**WRITTEN PROBLEM:** Include in the output only the lines from the opening of the records through the line containing "height = 487;", each printed exactly; pictures are omitted.

----- DATA ROWS

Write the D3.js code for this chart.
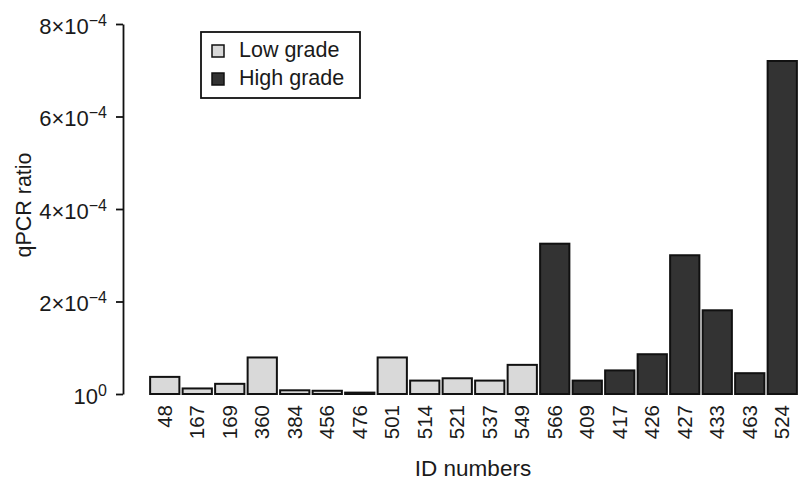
<!DOCTYPE html>
<html>
<head>
<meta charset="utf-8">
<script src="https://cdnjs.cloudflare.com/ajax/libs/d3/7.8.5/d3.min.js"></script>
<style>
  body { margin: 0; background: #fff; }
  text { font-family: "Liberation Sans", Arial, Helvetica, sans-serif; fill: #1a1a1a; }
</style>
</head>
<body>
<div id="chart"></div>
<script>
(function(){
  var width = 802,
      height = 487;

  // sample IDs, in plotted order
  var ids = ["48","167","169","360","384","456","476","501","514","521","537","549",
             "566","409","417","426","427","433","463","524"];
  // qPCR ratio
  var ratios = [3.7e-5, 1.2e-5, 2.2e-5, 7.9e-5, 8e-6, 7e-6, 3e-6, 7.9e-5, 2.9e-5, 3.4e-5, 2.9e-5, 6.3e-5,
                3.25e-4, 2.9e-5, 5.1e-5, 8.6e-5, 3.0e-4, 1.81e-4, 4.5e-5, 7.2e-4];
  var grades = ["Low","Low","Low","Low","Low","Low","Low","Low","Low","Low","Low","Low",
                "High","High","High","High","High","High","High","High"];
  var gradeNames = ["Low grade", "High grade"];
  var yTicks = [0, 2e-4, 4e-4, 6e-4, 8e-4];
  var yTickLabels = [["10","0"], ["2×10","−4"], ["4×10","−4"], ["6×10","−4"], ["8×10","−4"]];

  var data = ids.map(function(id, i){
    return {id: id, value: ratios[i], grade: grades[i]};
  });

  function colorFill(g){
    if (g == "High") {
      return "#333333";
    } else {
      return "#d9d9d9";
    }
  }

  var svg = d3.select("#chart")
    .append("svg")
    .attr("width", width)
    .attr("height", height);

  var x = d3.scaleBand()
    .domain(ids)
    .range([148.5, 798.5])
    .paddingInner(0.1)
    .paddingOuter(0.05);

  var y = d3.scaleLinear()
    .domain([0, 8e-4])
    .range([394, 24]);

  // bars
  svg.selectAll(".bar")
    .data(data)
    .enter().append("rect")
    .attr("class", "bar")
    .attr("x", function(d){ return x(d.id); })
    .attr("width", x.bandwidth())
    .attr("y", function(d){ return y(d.value); })
    .attr("height", function(d){ return y(0) - y(d.value); })
    .attr("fill", function(d){ return colorFill(d.grade); })
    .attr("stroke", "#111")
    .attr("stroke-width", 2);

  // y axis
  var yAxis = svg.append("g")
    .attr("transform", "translate(123,0)")
    .call(d3.axisLeft(y).tickValues(yTicks).tickSize(7).tickSizeOuter(0).tickFormat(""));
  yAxis.select(".domain").attr("stroke", "#111").attr("stroke-width", 1.8);
  yAxis.selectAll(".tick line").attr("stroke", "#111").attr("stroke-width", 1.8);

  yAxis.selectAll(".tick").each(function(d, i){
    var t = d3.select(this).select("text")
      .attr("x", -16)
      .attr("dy", "0.42em")
      .attr("font-size", 22)
      .attr("text-anchor", "end");
    t.selectAll("*").remove();
    t.text(null);
    var lab = yTickLabels[yTicks.indexOf(d)];
    t.append("tspan").text(lab[0]);
    t.append("tspan")
      .attr("dy", "-0.5em")
      .attr("font-size", 16)
      .text(lab[1]);
  });

  // x labels (rotated)
  svg.selectAll(".xlab")
    .data(ids)
    .enter().append("text")
    .attr("class", "xlab")
    .attr("transform", function(d){
      return "translate(" + (x(d) + x.bandwidth()/2 + 7) + ",405) rotate(-90)";
    })
    .attr("text-anchor", "end")
    .attr("font-size", 20.5)
    .text(function(d){ return d; });

  // axis titles
  svg.append("text")
    .attr("transform", "translate(31,205) rotate(-90)")
    .attr("text-anchor", "middle")
    .attr("font-size", 21.5)
    .text("qPCR ratio");

  svg.append("text")
    .attr("x", 473)
    .attr("y", 476)
    .attr("text-anchor", "middle")
    .attr("font-size", 22.5)
    .text("ID numbers");

  // legend
  var legend = svg.append("g").attr("transform", "translate(201,32)");
  legend.append("rect")
    .attr("width", 159)
    .attr("height", 66)
    .attr("fill", "#fff")
    .attr("stroke", "#111")
    .attr("stroke-width", 1.8);

  var item = legend.selectAll(".item")
    .data(gradeNames)
    .enter().append("g")
    .attr("class", "item")
    .attr("transform", function(d, i){ return "translate(11," + (13 + i*28) + ")"; });
  item.append("rect")
    .attr("width", 12)
    .attr("height", 12)
    .attr("fill", function(d, i){ return colorFill(i == 0 ? "Low" : "High"); })
    .attr("stroke", "#111")
    .attr("stroke-width", 1.5);
  item.append("text")
    .attr("x", 27)
    .attr("y", 12)
    .attr("font-size", 21.5)
    .text(function(d){ return d; });
})();
</script>
</body>
</html>
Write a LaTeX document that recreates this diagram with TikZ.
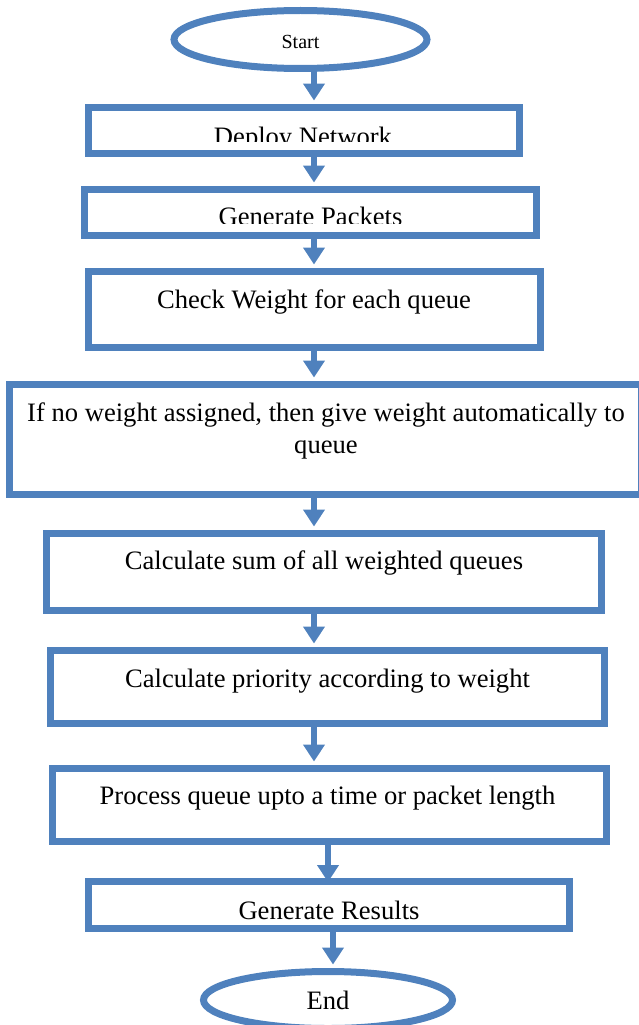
\documentclass[tikz,border=0pt]{standalone}
\usepackage{fontspec}
\setmainfont{Liberation Serif}
\usetikzlibrary{arrows.meta,shapes.geometric}
\definecolor{fcblue}{HTML}{4F81BD}
\tikzset{
  box/.style={draw=fcblue, line width=7pt, rectangle, inner sep=0pt},
  oval/.style={draw=fcblue, line width=7pt, ellipse, inner sep=0pt},
  txt/.style={font=\fontsize{26.6}{32}\selectfont, inner sep=0pt, align=center},
  smalltxt/.style={font=\fontsize{20}{24}\selectfont},
  arr/.style={draw=fcblue, line width=6pt, -{Triangle[width=21pt,length=17pt]}, shorten >=3.5pt},
}
\begin{document}
\begin{tikzpicture}[x=1pt,y=-1pt]
\useasboundingbox (0,0) rectangle (639,1025);
% axis coordinates for the connectors
\coordinate (ax) at (314,0);
\coordinate (bx) at (328,0);
\coordinate (cx) at (333,0);

% nodes
\node[oval, minimum width=253pt, minimum height=58pt] (start) at (300.5,39.5) {};
\node[smalltxt] (startt) at (300.5,42) {Start};

\node[box, minimum width=431.5pt, minimum height=46pt] (deploy) at (303.75,130.5) {};
\begin{scope}
  \clip (92,100) rectangle (516,141.5);
  \node[txt, anchor=base] (deployt) at (303,145) {Deploy Network};
\end{scope}

\node[box, minimum width=452pt, minimum height=46pt] (packets) at (310.5,212.5) {};
\begin{scope}
  \clip (88,195) rectangle (533,223);
  \node[txt, anchor=base] (packetst) at (310.5,225) {Generate Packets};
\end{scope}

\node[box, minimum width=452pt, minimum height=76pt] (check) at (314,309.5) {};
\node[txt] (checkt) at (314,302) {Check Weight for each queue};

\node[box, minimum width=632pt, minimum height=110pt] (assign) at (325,439.5) {};
\node[txt] (assignt) at (326,431) {If no weight assigned, then give weight automatically to\\queue};

\node[box, minimum width=554.5pt, minimum height=77pt] (sum) at (324,572) {};
\node[txt] (sumt) at (324,563) {Calculate sum of all weighted queues};

\node[box, minimum width=554pt, minimum height=73pt] (prio) at (327.5,687) {};
\node[txt] (priot) at (327.5,681) {Calculate priority according to weight};

\node[box, minimum width=554pt, minimum height=73pt] (proc) at (329.5,805) {};
\node[txt] (proct) at (327.5,798) {Process queue upto a time or packet length};

\node[box, minimum width=481pt, minimum height=47pt] (results) at (329,905) {};
\node[txt] (resultst) at (329,910) {Generate Results};

\node[oval, minimum width=249pt, minimum height=57pt, txt] (end) at (328,1000) {End};

% connectors
\draw[arr] (start.south -| ax) -- (deploy.north -| ax);
\draw[arr] (deploy.south -| ax) -- (packets.north -| ax);
\draw[arr] (packets.south -| ax) -- (check.north -| ax);
\draw[arr] (check.south -| ax) -- (assign.north -| ax);
\draw[arr] (assign.south -| ax) -- (sum.north -| ax);
\draw[arr] (sum.south -| ax) -- (prio.north -| ax);
\draw[arr] (prio.south -| ax) -- (proc.north -| ax);
\draw[arr, shorten >=-4pt] (proc.south -| bx) -- (results.north -| bx);
\draw[arr] (results.south -| cx) -- (end.north -| cx);
\end{tikzpicture}
\end{document}
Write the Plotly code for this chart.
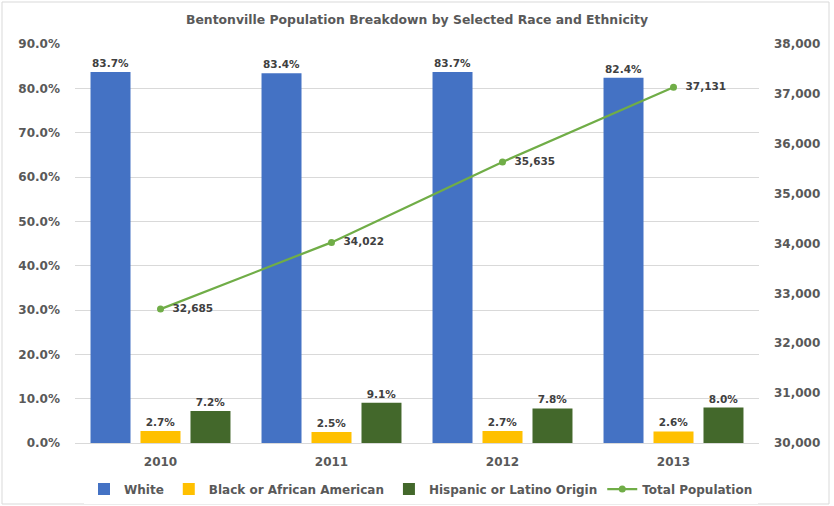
import plotly.graph_objects as go

years = ["2010", "2011", "2012", "2013"]
white = [0.837, 0.834, 0.837, 0.824]
black = [0.027, 0.025, 0.027, 0.026]
hispanic = [0.072, 0.091, 0.078, 0.080]
total_pop = [32685, 34022, 35635, 37131]

FONT = "DejaVu Sans"
LBL = dict(family=FONT, size=10.5, color="#404040")

fig = go.Figure()
def bar(name, vals, color):
    fig.add_trace(go.Bar(
        x=years, y=vals, name=f"<b>{name}</b>", marker=dict(color=color, line=dict(width=0)),
        text=[f"<b>{v*100:.1f}%</b>" for v in vals], textposition="outside",
        textfont=LBL, cliponaxis=False, hoverinfo="skip"))

bar("White", white, "#4472C4")
bar("Black or African American", black, "#FFC000")
bar("Hispanic or Latino Origin", hispanic, "#43682B")

fig.add_trace(go.Scatter(
    x=years, y=total_pop, name="<b>Total Population</b>", yaxis="y2",
    mode="lines+markers+text", line=dict(color="#70AD47", width=2.25),
    marker=dict(color="#70AD47", size=7),
    text=[f"  <b>{v:,}</b>" for v in total_pop], textposition="middle right",
    textfont=LBL, cliponaxis=False))

W, H = 834, 506
L, R, T, B = 75, 75, 44, 63
pw, ph = W - L - R, H - T - B
def px(x): return (x - L) / pw
def py(y): return (H - B - y) / ph

fig.update_layout(
    width=W, height=H,
    margin=dict(l=L, r=R, t=T, b=B, autoexpand=False),
    paper_bgcolor="white", plot_bgcolor="white",
    title=dict(text="<b>Bentonville Population Breakdown by Selected Race and Ethnicity</b>",
               x=0.5, xref="paper", y=1 - 20 / H, yanchor="middle",
               font=dict(family=FONT, size=12.4, color="#595959")),
    barmode="group", bargap=0.123, bargroupgap=0.2,
    showlegend=True,
    legend=dict(orientation="h", x=px(421), xanchor="center", xref="paper",
                yref="container", y=1 - 489 / H, yanchor="middle",
                font=dict(family=FONT, size=12, color="#595959"),
                itemwidth=30, traceorder="normal"),
    xaxis=dict(type="category", showgrid=False, showline=True, linecolor="#D9D9D9",
               linewidth=1, ticks="", ticklabelstandoff=8,
               tickfont=dict(family=FONT, size=12, color="#595959"),
               tickprefix="<b>", ticksuffix="</b>"),
    yaxis=dict(range=[0, 0.9], dtick=0.1, tickformat=".1%", showgrid=True,
               gridcolor="#D9D9D9", gridwidth=1, zeroline=False, showline=False,
               ticks="", ticklabelstandoff=14,
               tickfont=dict(family=FONT, size=12, color="#595959"),
               tickprefix="<b>", ticksuffix="</b>"),
    yaxis2=dict(range=[30000, 38000], dtick=1000, tickformat=",", overlaying="y",
                side="right", showgrid=False, zeroline=False, showline=False,
                ticks="", ticklabelstandoff=14,
                tickfont=dict(family=FONT, size=12, color="#595959"),
                tickprefix="<b>", ticksuffix="</b>"),
    shapes=[dict(type="rect", xref="paper", yref="paper",
                 x0=px(2), x1=px(829), y0=py(504), y1=py(2),
                 line=dict(color="#D9D9D9", width=1), fillcolor="rgba(0,0,0,0)",
                 layer="below")],
)

fig.write_html("out.html", config={"displayModeBar": False},
               post_script="document.body.style.margin='0';document.body.style.overflow='hidden';")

----------

**TASK RESPONSE:**
Write the D3.js code for this chart.
<!DOCTYPE html>
<html>
<head>
<meta charset="utf-8">
<script src="https://cdnjs.cloudflare.com/ajax/libs/d3/7.8.5/d3.min.js"></script>
<style>
  body { margin: 0; background: #fff; }
  text { font-family: "Liberation Sans", Arial, Helvetica, sans-serif; fill: #1a1a1a; }
</style>
</head>
<body>
<div id="chart"></div>
<script>
(function(){
  var width = 802,
      height = 487;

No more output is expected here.